Storica inversione di tendenza con l’aumento di oltre il 5% della spesa delle famiglie italiane per la carne nel 2018, il valore più alto degli ultimi sei anni che avevano fatto registrare un brusco calo dei consumi. E’ quanto emerge da una analisi della Coldiretti su dati Ismea relativi al primo trimestre del 2018.
L’aumento dei consumi riguarda tutte le diverse tipologie di carne da quella di pollame (+4%) a quella di maiale (+4%) fino a quella bovina (+5%) che fa registrare il maggior incremento nel primo trimestre rispetto all’anno precedente, in un quadro di sostanziale stagnazione della spesa alimentare (+1,4%).
Il consumo medio annuo in Italia di carne (pollo, suino, bovino, ovino) è sceso ai livelli di 79 chilogrammi pro-capite, tra i più bassi in Europa dove i danesi sono a 109,8 chilogrammi, i portoghesi a 101 chilogrammi, gli spagnoli a 99,5 chilogrammi, i francesi e i tedeschi a 85,8 e 86 chilogrammi. E la situazione non cambia se il confronto viene fatto a livello internazionale visto che, secondo il Dipartimento dell’Agricoltura degli Stati Uniti, nel 2018 il consumatore medio americano mangerà 222,2 chili tra carne rossa e pollame.
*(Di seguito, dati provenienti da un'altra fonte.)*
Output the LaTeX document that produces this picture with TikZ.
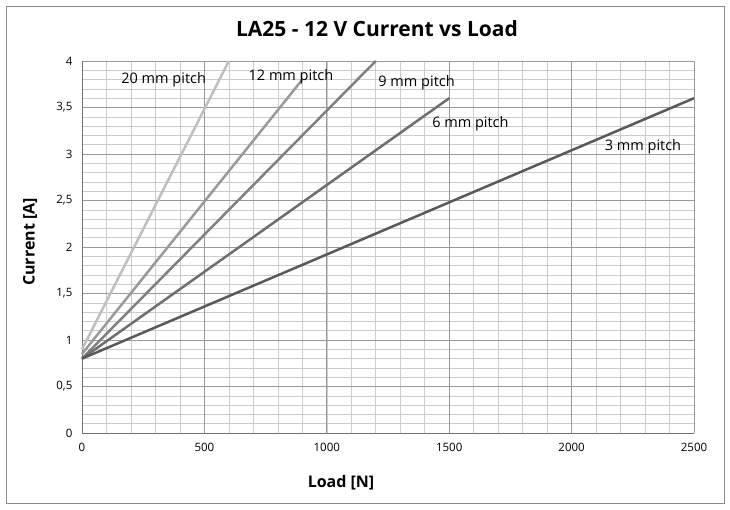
\documentclass[tikz,border=0pt]{standalone}
\usepackage{fontspec}
\setmainfont{Open Sans}
\begin{document}
\begin{tikzpicture}[x=1pt,y=-1pt,
  minorgrid/.style={draw=black!20,line width=0.6pt},
  majorgrid/.style={draw=black!40,line width=0.7pt},
  tick/.style={font=\fontsize{11.5}{13}\selectfont},
  curve/.style={line width=2.5pt},
  lbl/.style={font=\fontsize{14.5}{16}\selectfont,anchor=west,inner sep=0pt}]
\useasboundingbox (0,0) rectangle (730,509);
\draw[black!45,line width=0.8pt] (6,6) rectangle (724,503);
\node[font=\fontsize{21}{24}\selectfont\bfseries] (title) at (377,29) {LA25 - 12 V Current vs Load};
\begin{scope}[shift={(82,433)},x=0.24480pt,y=93pt]
  \foreach \i in {1,...,40}{\draw[minorgrid] (0,\i/10) -- (2500,\i/10);}
  \foreach \i in {1,...,25}{\draw[minorgrid] (\i*100,0) -- (\i*100,4);}
  \foreach \i in {1,...,8}{\draw[majorgrid] (0,\i/2) -- (2500,\i/2);}
  \foreach \i in {1,...,5}{\draw[majorgrid] (\i*500,0) -- (\i*500,4);}
  \draw[black!55,line width=0.8pt] (0,4) -- (0,0) -- (2500,0);
  \foreach \v/\t in {0/0,0.5/{0,5},1/1,1.5/{1,5},2/2,2.5/{2,5},3/3,3.5/{3,5},4/4}
    \node[tick,anchor=east] at (-25,\v) {\t};
  \foreach \v in {0,500,1000,1500,2000,2500}
    \node[tick,anchor=north] at (\v,-0.07) {\v};
  \coordinate (s0) at (0,0.8);
  \coordinate (s1) at (0,0.85);
  \coordinate (s2) at (0,0.9);
  \coordinate (e3) at (2500,3.6);
  \coordinate (e6) at (1500,3.6);
  \coordinate (e9) at (1200,4.0);
  \coordinate (e12) at (900,3.8);
  \coordinate (e20) at (600,4.0);
  \draw[curve,black!25] (s2) -- (e20);
  \draw[curve,black!40] (s1) -- (e12);
  \draw[curve,black!50] (s0) -- (e9);
  \draw[curve,black!57] (s0) -- (e6);
  \draw[curve,black!65] (s0) -- (e3);
  \node[lbl] (l20) at (160,3.8) {20 mm pitch};
  \node[lbl] (l12) at (680,3.83) {12 mm pitch};
  \node[lbl] (l9) at (1210,3.77) {9 mm pitch};
  \node[lbl] (l6) at (1430,3.33) {6 mm pitch};
  \node[lbl] (l3) at (2135,3.08) {3 mm pitch};
\end{scope}
\node[font=\fontsize{16}{18}\selectfont\bfseries] (xl) at (341,483) {Load [N]};
\node[font=\fontsize{16}{18}\selectfont\bfseries,rotate=90] (yl) at (30,242) {Current [A]};
\end{tikzpicture}
\end{document}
Nel Belpase si assiste ad una decisa svolta verso la qualità con il 45% degli italiani che privilegia quella proveniente da allevamenti italiani, il 29% sceglie carni locali e il 20% quella con marchio Dop, Igp o con altre certificazioni di origine secondo l’indagine Coldiretti/Ixe’. Vola, infatti, il consumo di bistecca “Doc” con un balzo del 20% nel numero di animali di razze storiche italiane allevati negli ultimi 20 anni sulla base delle iscrizioni al libro genealogico. La domanda di qualità e di garanzia dell’origine ha portato ad un vero boom nell’allevamento delle razze storiche italiane da carne che, dopo aver rischiato l’estinzione, sono tornate a ripopolare le campagne dagli Appennini alle Alpi. La razza piemontese con lo storico riconoscimento comunitario dei “Vitelloni Piemontesi della Coscia” a Indicazione Geografica Protetta (Igp) è la più diffusa e può contare su oltre 315mila capi mentre sono più di 52mila quelli di razza marchigiana, quasi 46mila di chianina, 12mila di romagnola, 11mila di maremmana e più di 35mila di podolica per un totale di oltre 472mila animali allevati.
Un patrimonio consolidato anche grazie a iniziative di valorizzazione messe in campo dagli allevatori, con l’adozione di forme di alimentazione controllata, disciplinari di allevamento restrittivi, sistemi di rintracciabilità elettronica e forme di vendita diretta della carne da parte degli allevatori attraverso le fattorie e i mercati di Campagna Amica. Le carni nazionali sono più sane, perché magre, non trattate con ormoni (a differenza di quelle americane) e ottenute spesso nel rispetto di rigidi disciplinari di produzione che assicurano il benessere e la qualità dell’alimentazione degli animali.
Il risultato è una vera rivoluzione nell’offerta di carne in Italia che si estende dalle macellerie ai supermercati, dallo street food alle hamburgherie, fino all’arrivo della carta delle carni nei menu proposti dai ristoranti più prestigiosi. La conoscenza delle caratteristiche specifiche dei diversi tipi di carne è diventato un valore aggiunto che arricchisce l’offerta enogastronomica nella ristorazione.